California Science Marches

— Claudette Begin

WOMEN AS LEADERS blazed the scene in a massive way with the January 21, 2017 Women’s March. A protest movement was launched, energizing new and old activists in support of so many progressive issues and implicitly against the myriad aspects of the Trump agenda. It was no accident then that a woman scientist, a woman post-doc in a university lab, spoke up on social media: “We need a march for science!”

There was such a response from scientists all over the United States that the March for Science was announced in February, with marches set for Earth Day. They used the same model as the Women’s Marches: open and decentralized. This model enabled the first massive political response by scientists all over the world.

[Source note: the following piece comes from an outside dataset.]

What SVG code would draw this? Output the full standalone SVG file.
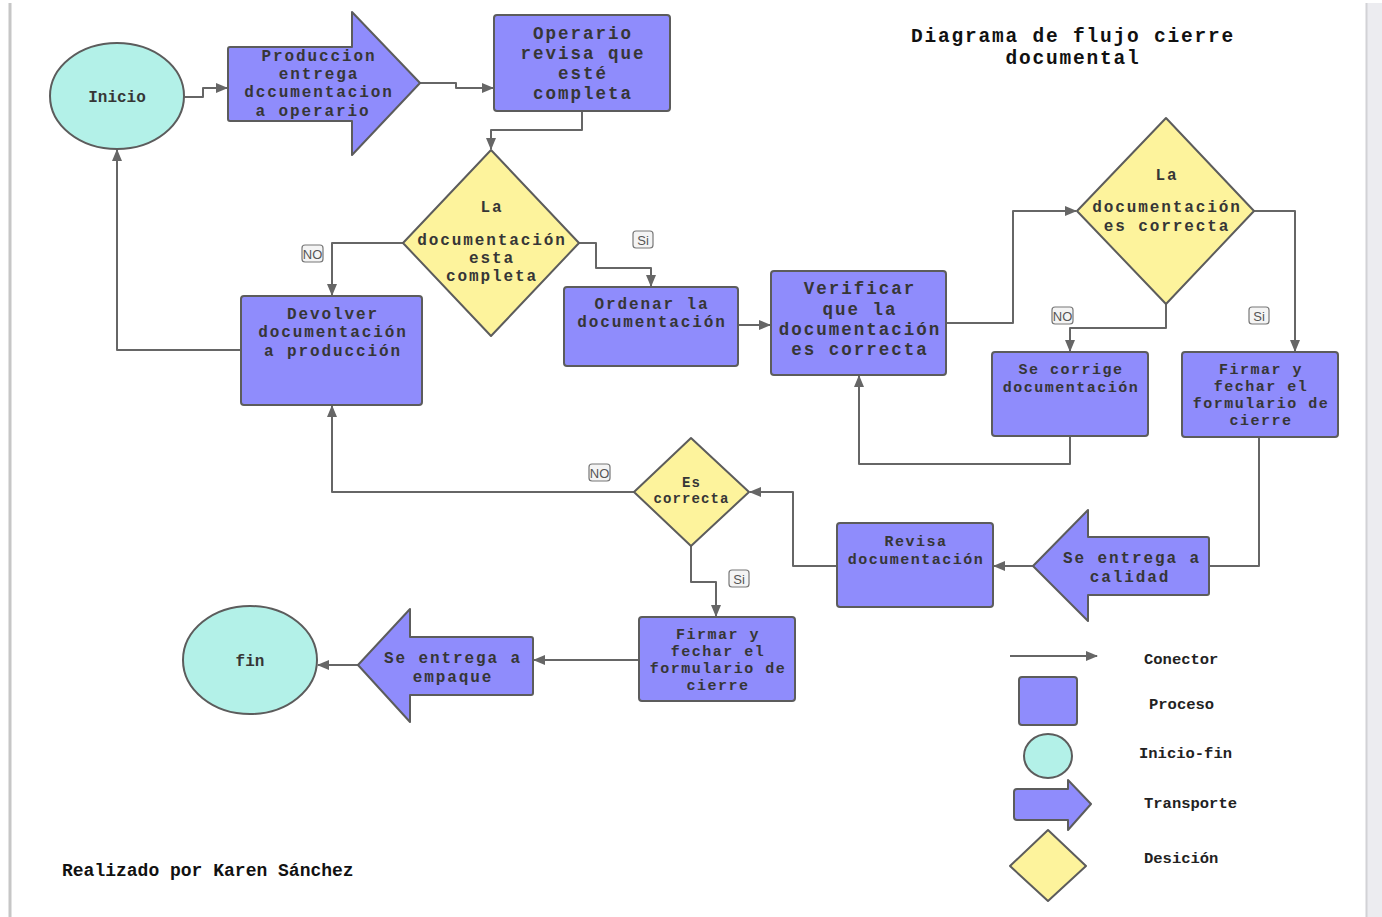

One of the first participants of the organizing committee for the San Francisco Science march was UAW 5810, the University of California union for postdocs.

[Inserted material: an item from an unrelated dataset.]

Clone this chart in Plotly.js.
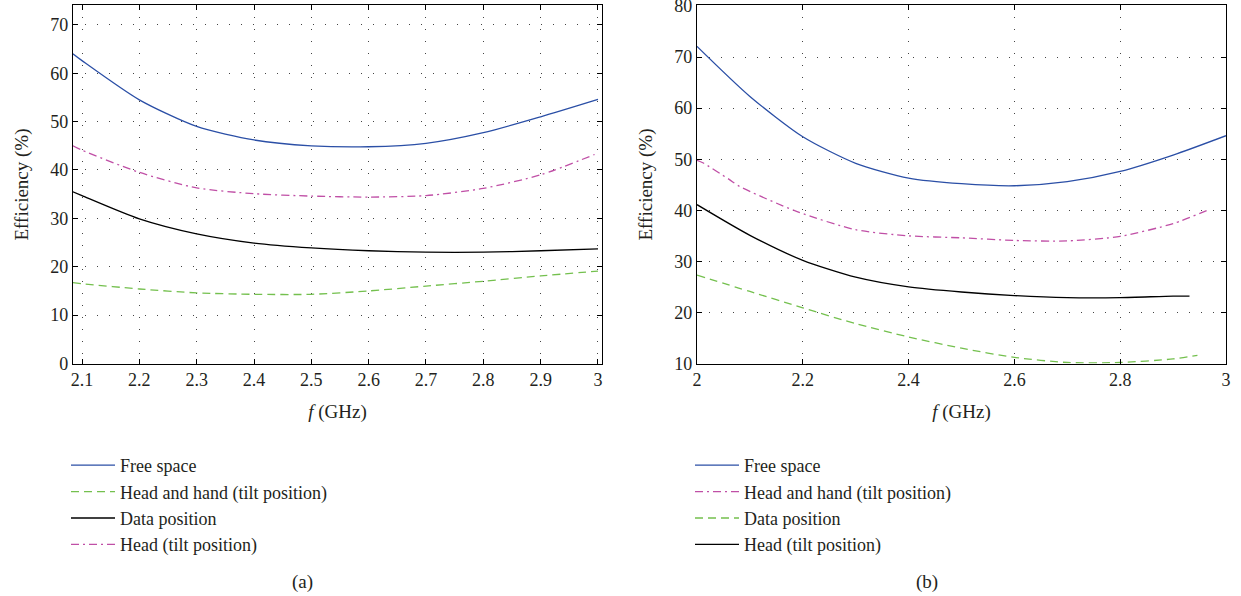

Anke Schennink, UAW 5810 president, explained why their local enthusiastically joined into the building of the SF march:

“As the largest union of postdoc researchers in the country, we see advocacy and action in support of evidence-based research and environmental justice as a component of our mission. With so many of our core values under attack, including evidence-based research and science funding, just immigration policies, and the general racism and xenophobia of the current administration, we felt it was absolutely essential to take a lead role in making the March for Science a success across the state of California. And to hopefully use it as a springboard to continue building a massive worldwide movement in support of science and research.”

In California alone, 44 “satellite marches” were held all over the state, which is also leading the response to Trump’s climate denial. The San Francisco march was more than 50,000 strong!

The “March for Science” has indeed unleashed financial support for organizations protecting whistle-blowing scientists and promoting the value of science.

Just as women marchers carried signs saying, “this is what a scientist looks like,” this local has been consciously combining issues about women scientists and science itself. In 2016, they organized ground-breaking events around discrimination and sexual harassment at the University of California.